◆ Given request ◆
All of the material below is to be restated word for word, apart from the pictures.

────────

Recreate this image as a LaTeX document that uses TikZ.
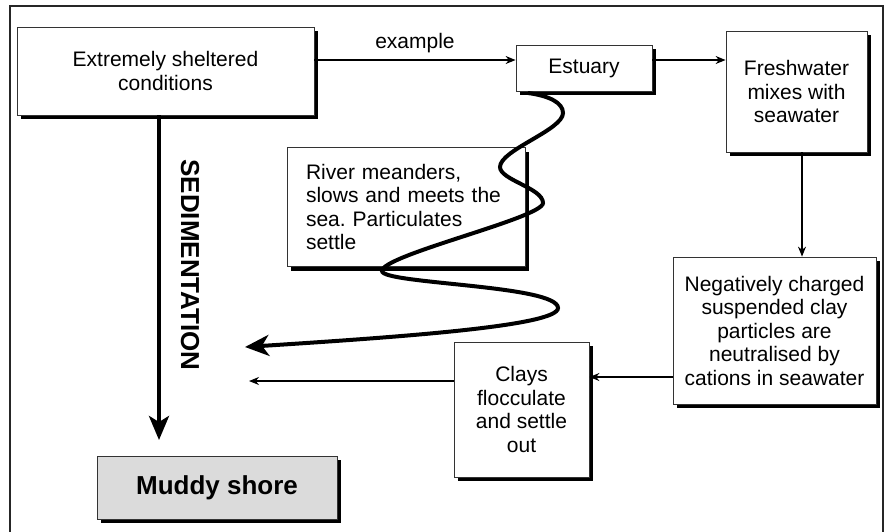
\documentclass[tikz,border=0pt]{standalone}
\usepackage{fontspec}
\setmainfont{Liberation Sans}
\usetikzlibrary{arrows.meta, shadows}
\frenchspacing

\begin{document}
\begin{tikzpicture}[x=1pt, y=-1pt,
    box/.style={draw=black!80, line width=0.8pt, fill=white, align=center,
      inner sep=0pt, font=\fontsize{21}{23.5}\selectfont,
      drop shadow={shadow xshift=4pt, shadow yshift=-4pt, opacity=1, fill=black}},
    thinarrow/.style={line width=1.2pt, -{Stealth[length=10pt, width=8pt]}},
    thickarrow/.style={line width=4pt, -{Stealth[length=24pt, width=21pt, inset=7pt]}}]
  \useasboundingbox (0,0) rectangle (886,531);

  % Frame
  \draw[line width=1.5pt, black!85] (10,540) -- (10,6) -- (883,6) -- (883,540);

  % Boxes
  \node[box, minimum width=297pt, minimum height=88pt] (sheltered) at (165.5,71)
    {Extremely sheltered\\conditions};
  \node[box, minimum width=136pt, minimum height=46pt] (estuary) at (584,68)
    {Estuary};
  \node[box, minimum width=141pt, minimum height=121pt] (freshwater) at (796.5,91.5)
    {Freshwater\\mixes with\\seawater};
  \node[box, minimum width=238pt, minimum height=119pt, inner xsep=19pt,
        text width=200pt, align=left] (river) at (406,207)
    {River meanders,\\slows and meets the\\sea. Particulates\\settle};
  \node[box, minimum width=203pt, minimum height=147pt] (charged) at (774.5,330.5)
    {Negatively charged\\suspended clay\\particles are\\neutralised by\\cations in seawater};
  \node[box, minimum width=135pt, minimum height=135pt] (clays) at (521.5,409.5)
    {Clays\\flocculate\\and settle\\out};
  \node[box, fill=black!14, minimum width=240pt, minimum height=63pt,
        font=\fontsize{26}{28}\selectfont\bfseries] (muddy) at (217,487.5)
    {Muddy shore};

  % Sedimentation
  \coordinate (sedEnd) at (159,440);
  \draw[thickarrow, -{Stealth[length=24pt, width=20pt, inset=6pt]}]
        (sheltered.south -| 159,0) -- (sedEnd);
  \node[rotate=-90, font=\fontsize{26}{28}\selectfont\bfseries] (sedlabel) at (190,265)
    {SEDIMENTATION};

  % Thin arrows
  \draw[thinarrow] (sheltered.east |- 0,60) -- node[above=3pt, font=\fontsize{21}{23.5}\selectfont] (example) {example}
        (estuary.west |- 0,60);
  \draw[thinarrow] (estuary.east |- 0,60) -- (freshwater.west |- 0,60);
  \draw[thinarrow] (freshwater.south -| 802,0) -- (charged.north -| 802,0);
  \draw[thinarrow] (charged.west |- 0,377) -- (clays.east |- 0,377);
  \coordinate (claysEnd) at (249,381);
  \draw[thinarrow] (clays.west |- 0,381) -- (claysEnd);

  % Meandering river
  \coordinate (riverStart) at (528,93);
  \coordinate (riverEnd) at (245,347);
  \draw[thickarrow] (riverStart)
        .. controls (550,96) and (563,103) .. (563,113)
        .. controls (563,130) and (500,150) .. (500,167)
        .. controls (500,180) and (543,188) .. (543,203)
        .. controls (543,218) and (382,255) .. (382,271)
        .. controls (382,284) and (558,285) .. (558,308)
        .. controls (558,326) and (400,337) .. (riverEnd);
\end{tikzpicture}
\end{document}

────────

◆ Complete answer ◆
Recreate this image as a LaTeX document that uses TikZ.
\documentclass[tikz,border=0pt]{standalone}
\usepackage{fontspec}
\setmainfont{Liberation Sans}
\usetikzlibrary{arrows.meta, shadows}
\frenchspacing

\begin{document}
\begin{tikzpicture}[x=1pt, y=-1pt,
    box/.style={draw=black!80, line width=0.8pt, fill=white, align=center,
      inner sep=0pt, font=\fontsize{21}{23.5}\selectfont,
      drop shadow={shadow xshift=4pt, shadow yshift=-4pt, opacity=1, fill=black}},
    thinarrow/.style={line width=1.2pt, -{Stealth[length=10pt, width=8pt]}},
    thickarrow/.style={line width=4pt, -{Stealth[length=24pt, width=21pt, inset=7pt]}}]
  \useasboundingbox (0,0) rectangle (886,531);

  % Frame
  \draw[line width=1.5pt, black!85] (10,540) -- (10,6) -- (883,6) -- (883,540);

  % Boxes
  \node[box, minimum width=297pt, minimum height=88pt] (sheltered) at (165.5,71)
    {Extremely sheltered\\conditions};
  \node[box, minimum width=136pt, minimum height=46pt] (estuary) at (584,68)
    {Estuary};
  \node[box, minimum width=141pt, minimum height=121pt] (freshwater) at (796.5,91.5)
    {Freshwater\\mixes with\\seawater};
  \node[box, minimum width=238pt, minimum height=119pt, inner xsep=19pt,
        text width=200pt, align=left] (river) at (406,207)
    {River meanders,\\slows and meets the\\sea. Particulates\\settle};
  \node[box, minimum width=203pt, minimum height=147pt] (charged) at (774.5,330.5)
    {Negatively charged\\suspended clay\\particles are\\neutralised by\\cations in seawater};
  \node[box, minimum width=135pt, minimum height=135pt] (clays) at (521.5,409.5)
    {Clays\\flocculate\\and settle\\out};
  \node[box, fill=black!14, minimum width=240pt, minimum height=63pt,
        font=\fontsize{26}{28}\selectfont\bfseries] (muddy) at (217,487.5)
    {Muddy shore};

  % Sedimentation
  \coordinate (sedEnd) at (159,440);
  \draw[thickarrow, -{Stealth[length=24pt, width=20pt, inset=6pt]}]
        (sheltered.south -| 159,0) -- (sedEnd);
  \node[rotate=-90, font=\fontsize{26}{28}\selectfont\bfseries] (sedlabel) at (190,265)
    {SEDIMENTATION};

  % Thin arrows
  \draw[thinarrow] (sheltered.east |- 0,60) -- node[above=3pt, font=\fontsize{21}{23.5}\selectfont] (example) {example}
        (estuary.west |- 0,60);
  \draw[thinarrow] (estuary.east |- 0,60) -- (freshwater.west |- 0,60);
  \draw[thinarrow] (freshwater.south -| 802,0) -- (charged.north -| 802,0);
  \draw[thinarrow] (charged.west |- 0,377) -- (clays.east |- 0,377);
  \coordinate (claysEnd) at (249,381);
  \draw[thinarrow] (clays.west |- 0,381) -- (claysEnd);

  % Meandering river
  \coordinate (riverStart) at (528,93);
  \coordinate (riverEnd) at (245,347);
  \draw[thickarrow] (riverStart)
        .. controls (550,96) and (563,103) .. (563,113)
        .. controls (563,130) and (500,150) .. (500,167)
        .. controls (500,180) and (543,188) .. (543,203)
        .. controls (543,218) and (382,255) .. (382,271)
        .. controls (382,284) and (558,285) .. (558,308)
        .. controls (558,326) and (400,337) .. (riverEnd);
\end{tikzpicture}
\end{document}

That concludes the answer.